The film is noted for its soundtrack. And yep, it captures the time better than any of the John Hughes' films and on par with Fast Times and Last American Virgin. A good teen film doesn't just try to force a group of songs into a film just to get them into the film. Martha Coolidge understands how to place the songs against the two different cultures and what each would be listening to and what songs would crossover between the two.
It even allows the two to argue over who has better music - one of my favorite parts. There's a scene where Randy sneaks into a party to talk to Julie and I connected to the music in that scene - they see each other across the room as "Eyes of a Stranger" by the Payolas is playing. It captures that moment without words needed. The crossover they find is with the Plimsouls' "A Million Miles Away". A time when we feel like they are destined to be separated and all of a sudden through music we see the connection - a group that combined the punk and New Wave influences with meaningful lyrics to the characters. And the film pays off with Modern English's "I Melt With You" as the two combine their lives and friends.

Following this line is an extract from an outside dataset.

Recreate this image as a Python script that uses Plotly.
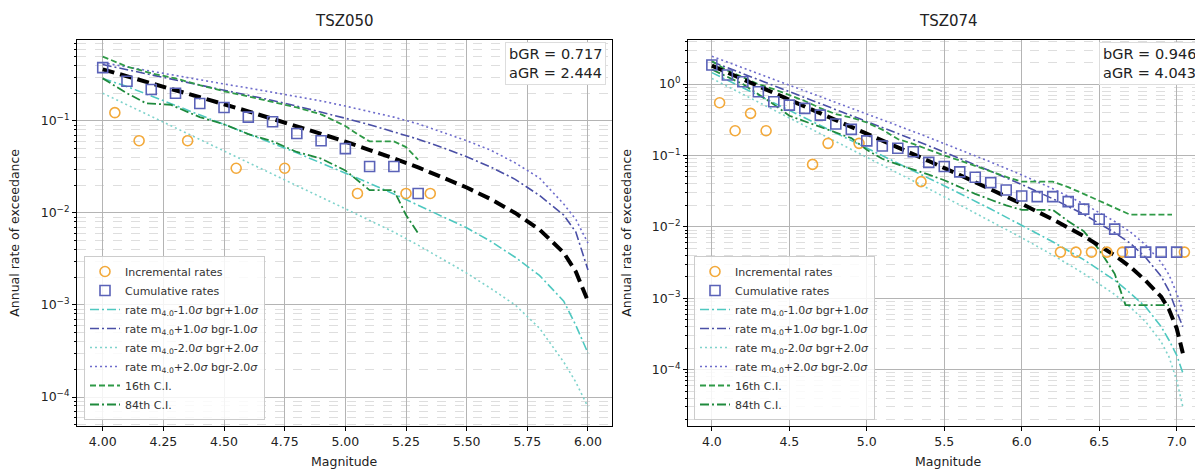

Does this film pass the 2018 test? Maybe if you watch it for what it purports to be - a classic story of love overcoming all the odds. If you see that Julie tells him that she doesn't want him, Randy sneaking into the party and waiting for hours for her (true love has patience) and then again after she breaks up with him, he stalks her everywhere she goes until she relents to see him. These scenarios can be overanalyzed but you are missing the point of the fiction at that point.
The package is totally worth it for the extras alone. The film looks gorgeous. There are new shorts - "In Conversation with Martha Coolidge, E.G. Daily, and Heidi Holicker", "Greetings from the San Fernando Valley" is a history of the Valley, and interviews from a 20-year reunion. There's an older audio commentary, a 20-year retrospective, and a piece on the soundtrack.
Shout! Factory has done a great job with Valley Girl: Collector's Edition and I hope that it finds a new generation of fans. You won't be disappointed in this film. There's only one question left that the film answers - "Is this in 3-D?" / "No, but your face is."